Le nouveau mécanisme repose sur une structure à trois étages. Au premier étage, les pertes d'exploitation seront assumées par l'agriculteur jusqu'à la franchise, comme dans tout système assurantiel. Au deuxième étage, entre le montant de la franchise et un seuil dit « exceptionnel », les pertes seront de la responsabilité de l'assureur, si tant est que l'agriculteur ait choisi de contribuer à une assurance. Au-dessus de ce seuil, au troisième étage, il en ira de la responsabilité de l'État.
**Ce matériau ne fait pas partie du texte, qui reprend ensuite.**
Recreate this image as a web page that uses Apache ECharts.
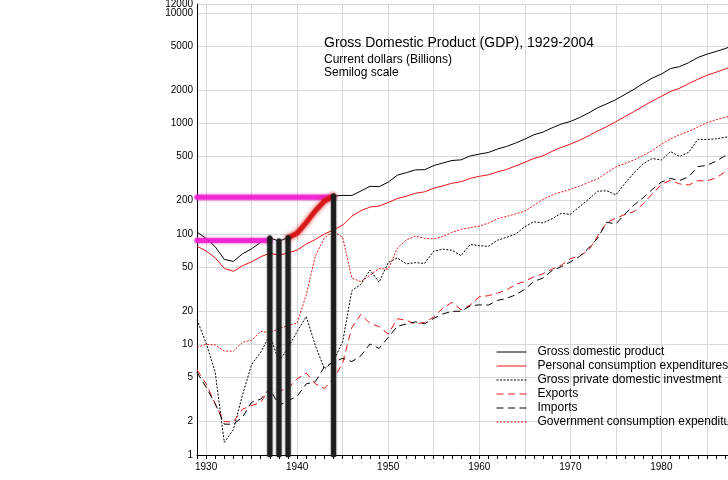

Cette architecture a plusieurs conséquences essentielles. En premier lieu, le système est universel. Pour chaque culture, un seuil sera défini, ce qui signifie que chacune d'elles sera éligible au troisième étage, c'est-à-dire à la solidarité nationale. À l'heure actuelle, des pans entiers de l'agriculture ne peuvent pas prétendre à l'indemnisation des calamités agricoles. En deuxième lieu, la prise en charge par l'État a pour effet de borner le deuxième étage, qui relève des assureurs, et donc de déterminer précisément le risque pris par ceux-ci. Le risque étant borné et la prime étant fonction du risque, le coût de l'assurance pour les agriculteurs s'en trouvera réduit et donc plus accessible qu'il ne l'est aujourd'hui. En troisième lieu, ce système permettra une régulation actuarielle. On évitera ainsi que certains assureurs couvrent uniquement les bons risques, laissant aux autres la prise en charge des activités plus risquées, avec les divergences entre compagnies d'assurances et les surcoûts que cela implique pour les agriculteurs.
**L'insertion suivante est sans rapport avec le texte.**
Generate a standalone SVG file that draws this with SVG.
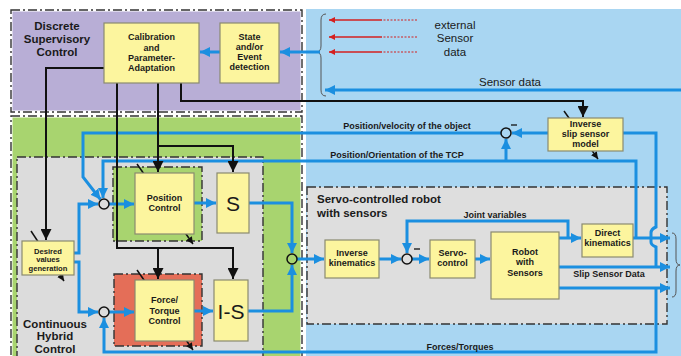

Le projet de loi comporte seulement douze articles. Les six premiers fondent l'architecture à trois étages. Le septième vous propose de légiférer par ordonnances pour permettre l'élaboration de la régulation actuarielle, qui présente un haut niveau de technicité.
Le projet de loi pose les fondations de la nouvelle maison de la couverture des risques : le système à trois étages, la régulation actuarielle, les responsabilités de chacun. Il définit également l'institution de seuils, constitutifs du dispositif, mais n'en fixe pas le niveau, qui relève plutôt de la décoration intérieure de la maison ou de la taille des pièces. Une fois la loi votée, une large concertation devra être conduite avec les professionnels pour déterminer à la fois le niveau des seuils pour chaque culture et l'intervention de l'État dans le subventionnement des primes. Je suis très favorable à ce qu'on utilise, au maximum des possibilités offertes, la réglementation européenne dite « omnibus ». Je souhaite que les seuils soient les plus attractifs possible pour nos différentes cultures. Il me paraît essentiel que tout cela soit fixé au niveau réglementaire, car ces éléments évolueront, notamment en fonction des événements que l'on constatera année après année. L'intervention du législateur figerait les choses et nous priverait d'outils de pilotage dynamiques de cette politique.
Pour élaborer ce système, nous nous sommes beaucoup inspirés, avec M. Frédéric Descrozaille, de ce qui existe en Espagne. Un des seuls éléments de politique publique dont dispose mon homologue espagnol est le système assurantiel créé il y a vingt-cinq ans – la politique agricole de l'Espagne repose dessus. Nous nous sommes efforcés d'en reprendre tous les éléments positifs, en améliorant certains aspects.
La réforme dont nous allons discuter sera sans doute la plus structurelle pour le monde agricole depuis la politique agricole commune (PAC). Elle a vocation à devenir un élément de la politique d'accompagnement de nos agriculteurs, la loi posant le cadre et le règlement fixant les seuils de façon à forger un véritable outil de politique publique, en concertation avec les professionnels.
Je remercie M. Frédéric Descrozaille, les groupes d'experts qui se sont réunis pendant plus de dix-huit mois ainsi que mes prédécesseurs, notamment M. Didier Guillaume, qui s'est beaucoup impliqué sur ce sujet, et M. Stéphane Travert.